● STATED EXERCISE
Don't include pictures. Quote the lines below from the first through the line that contains "const pts = vals".

● RAW DATA
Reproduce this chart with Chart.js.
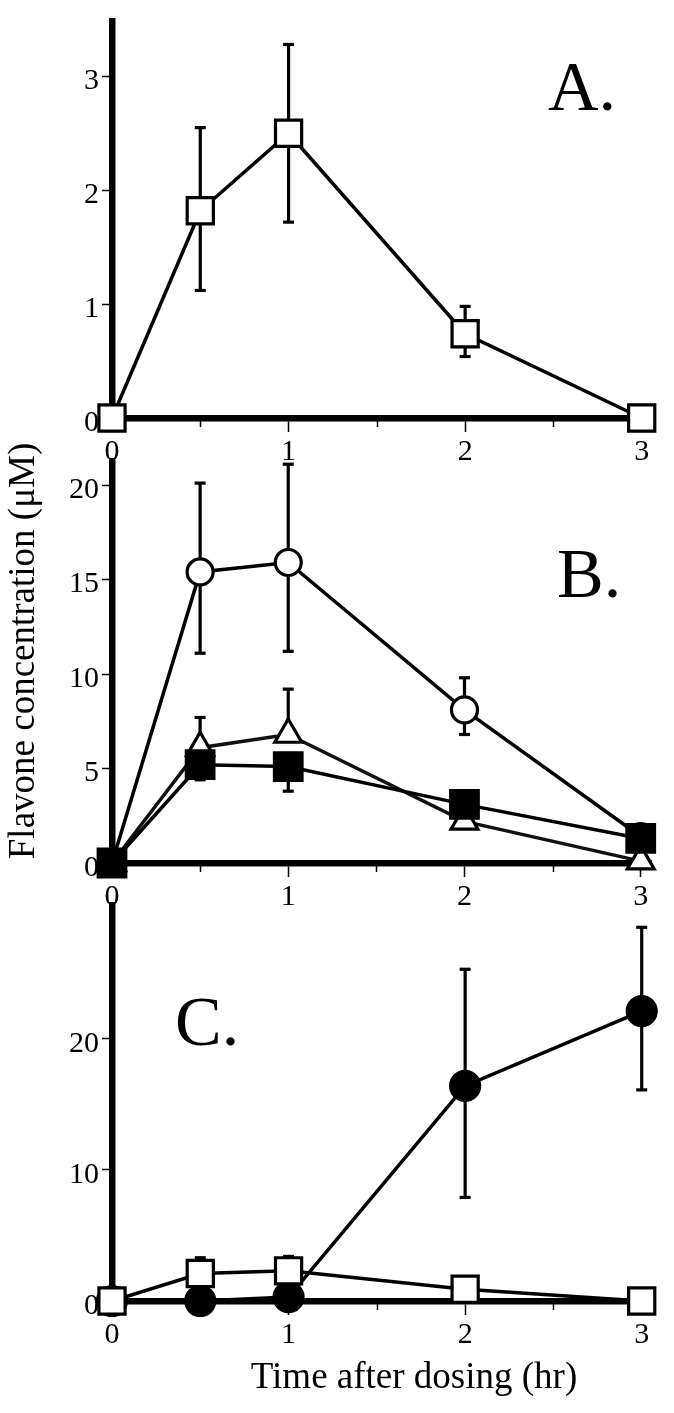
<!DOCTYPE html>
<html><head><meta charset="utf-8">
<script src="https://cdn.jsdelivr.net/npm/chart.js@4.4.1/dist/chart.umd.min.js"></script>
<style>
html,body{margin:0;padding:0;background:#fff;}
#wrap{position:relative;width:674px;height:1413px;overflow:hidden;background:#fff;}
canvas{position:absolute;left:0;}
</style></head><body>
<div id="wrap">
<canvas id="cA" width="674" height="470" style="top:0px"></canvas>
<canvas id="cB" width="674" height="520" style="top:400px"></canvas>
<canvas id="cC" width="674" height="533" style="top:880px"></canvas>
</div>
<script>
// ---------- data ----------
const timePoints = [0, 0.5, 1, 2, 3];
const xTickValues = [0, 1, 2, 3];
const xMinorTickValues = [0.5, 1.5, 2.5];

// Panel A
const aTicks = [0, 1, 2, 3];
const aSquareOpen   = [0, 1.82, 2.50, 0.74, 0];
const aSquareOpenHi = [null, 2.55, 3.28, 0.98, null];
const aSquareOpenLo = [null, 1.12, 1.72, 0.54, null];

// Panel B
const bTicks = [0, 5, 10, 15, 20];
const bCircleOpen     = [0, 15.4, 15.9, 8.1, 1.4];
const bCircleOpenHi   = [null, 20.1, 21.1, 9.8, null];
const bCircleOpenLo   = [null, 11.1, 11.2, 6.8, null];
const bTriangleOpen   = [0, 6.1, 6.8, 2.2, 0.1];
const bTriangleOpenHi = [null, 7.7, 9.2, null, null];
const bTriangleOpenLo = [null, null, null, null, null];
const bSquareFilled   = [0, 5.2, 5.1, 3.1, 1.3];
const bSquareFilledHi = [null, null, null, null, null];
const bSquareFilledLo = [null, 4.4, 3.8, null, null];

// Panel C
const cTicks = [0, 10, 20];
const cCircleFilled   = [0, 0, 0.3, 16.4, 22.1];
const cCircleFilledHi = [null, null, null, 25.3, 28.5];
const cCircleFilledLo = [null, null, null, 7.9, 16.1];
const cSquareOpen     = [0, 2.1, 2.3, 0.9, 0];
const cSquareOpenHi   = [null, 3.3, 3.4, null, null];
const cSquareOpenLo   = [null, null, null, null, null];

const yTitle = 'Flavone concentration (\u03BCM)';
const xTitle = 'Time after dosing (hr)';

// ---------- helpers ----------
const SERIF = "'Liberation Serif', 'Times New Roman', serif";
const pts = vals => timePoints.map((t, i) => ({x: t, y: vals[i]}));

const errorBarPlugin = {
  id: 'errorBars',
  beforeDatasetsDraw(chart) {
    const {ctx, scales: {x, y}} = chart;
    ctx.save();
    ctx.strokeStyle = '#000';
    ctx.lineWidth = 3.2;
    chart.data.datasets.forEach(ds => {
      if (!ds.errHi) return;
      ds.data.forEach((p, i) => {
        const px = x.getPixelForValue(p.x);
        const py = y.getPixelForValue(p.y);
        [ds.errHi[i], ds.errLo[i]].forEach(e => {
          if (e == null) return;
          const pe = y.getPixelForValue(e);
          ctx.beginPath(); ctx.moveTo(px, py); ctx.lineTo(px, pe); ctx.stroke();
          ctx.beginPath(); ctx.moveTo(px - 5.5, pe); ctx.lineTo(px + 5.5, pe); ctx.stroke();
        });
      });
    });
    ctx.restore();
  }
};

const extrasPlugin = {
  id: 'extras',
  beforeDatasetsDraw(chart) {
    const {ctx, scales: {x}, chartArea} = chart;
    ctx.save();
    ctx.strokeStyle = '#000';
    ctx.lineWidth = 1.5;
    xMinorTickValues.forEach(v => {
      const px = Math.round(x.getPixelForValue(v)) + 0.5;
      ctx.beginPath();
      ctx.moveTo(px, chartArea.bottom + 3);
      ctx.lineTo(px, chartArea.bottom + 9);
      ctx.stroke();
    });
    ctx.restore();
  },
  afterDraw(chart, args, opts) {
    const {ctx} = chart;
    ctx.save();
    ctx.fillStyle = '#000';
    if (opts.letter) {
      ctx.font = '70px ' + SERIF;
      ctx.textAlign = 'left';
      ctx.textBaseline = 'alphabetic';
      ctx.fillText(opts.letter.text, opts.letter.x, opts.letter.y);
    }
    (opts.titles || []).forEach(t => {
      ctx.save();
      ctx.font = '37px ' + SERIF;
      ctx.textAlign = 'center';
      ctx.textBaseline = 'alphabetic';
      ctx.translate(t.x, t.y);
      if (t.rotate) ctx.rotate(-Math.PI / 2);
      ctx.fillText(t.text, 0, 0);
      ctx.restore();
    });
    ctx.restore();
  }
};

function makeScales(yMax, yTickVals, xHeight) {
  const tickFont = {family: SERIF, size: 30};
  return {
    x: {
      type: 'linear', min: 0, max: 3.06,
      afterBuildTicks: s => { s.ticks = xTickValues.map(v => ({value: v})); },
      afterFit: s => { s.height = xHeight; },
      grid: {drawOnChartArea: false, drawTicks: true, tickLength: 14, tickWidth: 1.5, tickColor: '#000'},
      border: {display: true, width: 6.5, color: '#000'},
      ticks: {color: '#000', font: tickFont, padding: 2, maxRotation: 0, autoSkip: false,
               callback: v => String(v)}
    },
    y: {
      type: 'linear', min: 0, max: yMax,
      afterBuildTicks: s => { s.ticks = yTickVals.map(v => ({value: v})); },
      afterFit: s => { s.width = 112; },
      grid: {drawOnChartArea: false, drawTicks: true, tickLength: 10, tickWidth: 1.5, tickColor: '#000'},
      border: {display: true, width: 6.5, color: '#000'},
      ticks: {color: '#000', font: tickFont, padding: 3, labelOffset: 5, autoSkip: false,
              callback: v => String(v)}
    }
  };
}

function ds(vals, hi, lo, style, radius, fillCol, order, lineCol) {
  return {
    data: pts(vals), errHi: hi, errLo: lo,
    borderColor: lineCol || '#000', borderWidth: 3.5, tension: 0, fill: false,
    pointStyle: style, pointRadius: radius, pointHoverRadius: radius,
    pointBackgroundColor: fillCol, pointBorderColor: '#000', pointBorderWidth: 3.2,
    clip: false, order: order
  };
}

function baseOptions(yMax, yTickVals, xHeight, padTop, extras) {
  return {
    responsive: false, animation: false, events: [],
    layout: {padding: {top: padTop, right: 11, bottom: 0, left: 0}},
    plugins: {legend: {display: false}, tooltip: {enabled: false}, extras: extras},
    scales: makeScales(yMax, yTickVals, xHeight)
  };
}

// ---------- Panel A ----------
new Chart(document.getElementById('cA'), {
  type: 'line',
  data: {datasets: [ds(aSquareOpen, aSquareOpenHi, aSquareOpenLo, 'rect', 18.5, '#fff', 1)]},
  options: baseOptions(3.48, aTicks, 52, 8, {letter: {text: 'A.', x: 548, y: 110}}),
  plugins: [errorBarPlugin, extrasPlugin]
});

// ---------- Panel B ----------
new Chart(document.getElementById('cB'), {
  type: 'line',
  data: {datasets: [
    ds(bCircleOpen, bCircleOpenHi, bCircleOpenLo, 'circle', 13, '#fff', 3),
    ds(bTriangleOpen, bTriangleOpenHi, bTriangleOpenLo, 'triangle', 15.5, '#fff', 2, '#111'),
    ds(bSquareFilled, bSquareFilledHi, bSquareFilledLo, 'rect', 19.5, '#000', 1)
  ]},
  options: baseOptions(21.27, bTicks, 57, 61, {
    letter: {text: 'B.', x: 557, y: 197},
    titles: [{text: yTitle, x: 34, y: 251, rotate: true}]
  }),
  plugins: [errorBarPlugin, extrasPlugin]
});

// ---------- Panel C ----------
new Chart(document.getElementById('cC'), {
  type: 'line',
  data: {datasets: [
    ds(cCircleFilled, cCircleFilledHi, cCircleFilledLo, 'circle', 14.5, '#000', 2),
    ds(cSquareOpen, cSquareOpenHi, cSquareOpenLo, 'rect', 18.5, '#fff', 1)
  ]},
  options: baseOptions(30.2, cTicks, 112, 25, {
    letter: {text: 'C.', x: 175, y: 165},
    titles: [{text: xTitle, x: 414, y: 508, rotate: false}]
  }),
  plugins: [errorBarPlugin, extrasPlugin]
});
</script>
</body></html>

● RESPONSE BELOW
Reproduce this chart with Chart.js.
<!DOCTYPE html>
<html><head><meta charset="utf-8">
<script src="https://cdn.jsdelivr.net/npm/chart.js@4.4.1/dist/chart.umd.min.js"></script>
<style>
html,body{margin:0;padding:0;background:#fff;}
#wrap{position:relative;width:674px;height:1413px;overflow:hidden;background:#fff;}
canvas{position:absolute;left:0;}
</style></head><body>
<div id="wrap">
<canvas id="cA" width="674" height="470" style="top:0px"></canvas>
<canvas id="cB" width="674" height="520" style="top:400px"></canvas>
<canvas id="cC" width="674" height="533" style="top:880px"></canvas>
</div>
<script>
// ---------- data ----------
const timePoints = [0, 0.5, 1, 2, 3];
const xTickValues = [0, 1, 2, 3];
const xMinorTickValues = [0.5, 1.5, 2.5];

// Panel A
const aTicks = [0, 1, 2, 3];
const aSquareOpen   = [0, 1.82, 2.50, 0.74, 0];
const aSquareOpenHi = [null, 2.55, 3.28, 0.98, null];
const aSquareOpenLo = [null, 1.12, 1.72, 0.54, null];

// Panel B
const bTicks = [0, 5, 10, 15, 20];
const bCircleOpen     = [0, 15.4, 15.9, 8.1, 1.4];
const bCircleOpenHi   = [null, 20.1, 21.1, 9.8, null];
const bCircleOpenLo   = [null, 11.1, 11.2, 6.8, null];
const bTriangleOpen   = [0, 6.1, 6.8, 2.2, 0.1];
const bTriangleOpenHi = [null, 7.7, 9.2, null, null];
const bTriangleOpenLo = [null, null, null, null, null];
const bSquareFilled   = [0, 5.2, 5.1, 3.1, 1.3];
const bSquareFilledHi = [null, null, null, null, null];
const bSquareFilledLo = [null, 4.4, 3.8, null, null];

// Panel C
const cTicks = [0, 10, 20];
const cCircleFilled   = [0, 0, 0.3, 16.4, 22.1];
const cCircleFilledHi = [null, null, null, 25.3, 28.5];
const cCircleFilledLo = [null, null, null, 7.9, 16.1];
const cSquareOpen     = [0, 2.1, 2.3, 0.9, 0];
const cSquareOpenHi   = [null, 3.3, 3.4, null, null];
const cSquareOpenLo   = [null, null, null, null, null];

const yTitle = 'Flavone concentration (\u03BCM)';
const xTitle = 'Time after dosing (hr)';

// ---------- helpers ----------
const SERIF = "'Liberation Serif', 'Times New Roman', serif";
const pts = vals => timePoints.map((t, i) => ({x: t, y: vals[i]}));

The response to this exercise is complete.